Extraída do livro “I Heard You Paint Houses” (2004), de Charles Brandt, um investigador dedicado a desvelar o crime organizado nos Estados Unidos, a trama de “O Irlandês” conduz o espectador por um intrincado labirinto de lealdades e traições. No centro dessa narrativa está Francis Joseph Sheeran, conhecido como Frank (1920-2003), uma figura-chave da máfia americana entre as décadas de 1960 e 1970, e seu controverso papel no desaparecimento de Jimmy Hoffa (1913-1982), o lendário líder sindical. Quem mais poderia guiar essa jornada senão Martin Scorsese? Com sua maestria característica, o diretor disseca a ascensão de Sheeran, desde seu encontro com Russell Bufalino (1903-1994) — um dos mais influentes chefes do crime da Pensilvânia — até sua transformação em “pintor de casas”, expressão macabra que alude às marcas de sangue deixadas por suas execuções. É essa mesma expressão que dá título à obra original de Brandt.
A exemplo de “Os Bons Companheiros” (1990) e “Cassino” (1995), Scorsese manipula o tempo narrativo com habilidade singular, alongando ou comprimindo momentos para intensificar a experiência do espectador. Essa fluidez ganha ainda mais força graças à edição primorosa de Thelma Schoonmaker, sua colaboradora desde “Touro Indomável” (1980). Com um roteiro meticuloso assinado por Steven Zaillian, o filme entrelaça imagens e camadas narrativas de forma tão complexa quanto hipnotizante. A fotografia de Rodrigo Prieto, marcada por tons que evocam nostalgia e decadência, completa o time de talentos indicados ao Oscar em 2020. Contudo, em uma decisão que permanece como um exemplo gritante das injustiças da Academia, “O Irlandês” saiu de mãos vazias, apesar de concorrer em categorias como Melhor Filme.
Mais do que um retrato do submundo, “O Irlandês” é uma reflexão melancólica sobre o tempo, a mortalidade e as escolhas que moldam um legado. Scorsese apresenta Sheeran não apenas como o executor frio que a máfia celebrava, mas também como um homem envelhecido e consumido pela culpa. Na abertura e no encerramento, o encontramos em uma cadeira de rodas, isolado em um asilo, confessando seus pecados a um padre — uma tentativa tardia de redenção que pouco alivia a repulsa do público. Entre suas memórias, emergem as lembranças de um modesto motorista de caminhão de carnes que, aos poucos, ascende na hierarquia criminosa ao conquistar a confiança de Bufalino e se aproximar de Hoffa, com quem compartilha uma relação complexa, marcada por lealdade e desconfiança.
Embora o longa explore diversas camadas dessa história, é o trio central de personagens — Sheeran, Bufalino e Hoffa — que encapsula o cerne da narrativa.
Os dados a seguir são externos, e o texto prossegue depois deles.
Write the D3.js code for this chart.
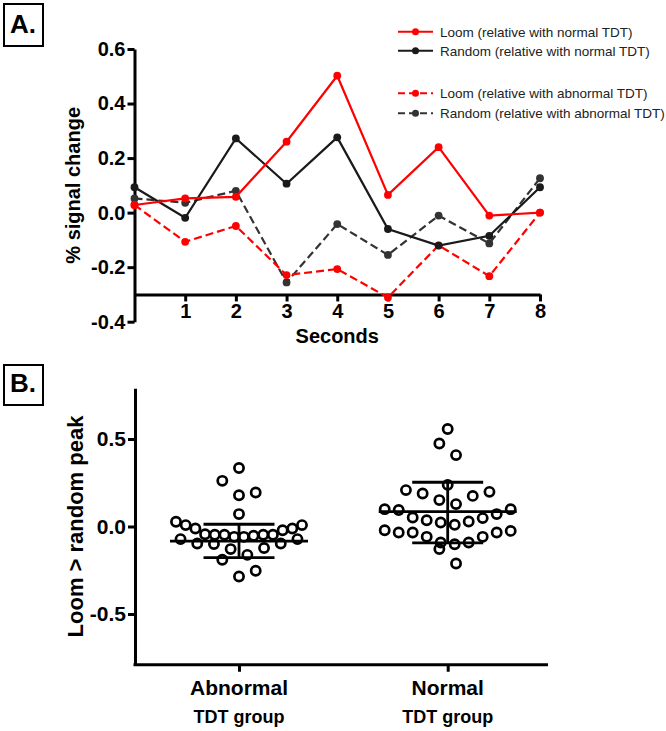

Robert De Niro, Al Pacino e Joe Pesci, pilares da filmografia de Scorsese, entregam performances que transcendem a tela, com auxílio de técnicas de rejuvenescimento digital e maquiagem meticulosa. Essas escolhas visuais, longe de serem meros artifícios, reforçam a imersão na cronologia fluida do filme, culminando em uma sequência final arrebatadora. Porém, nem mesmo a excelência técnica e artística foi suficiente para conquistar os “velhinhos rabugentos” da Academia. Talvez, como sugere o próprio filme, até mesmo a máfia cinematográfica de Scorsese tenha ultrapassado limites que poucos ousam desafiar.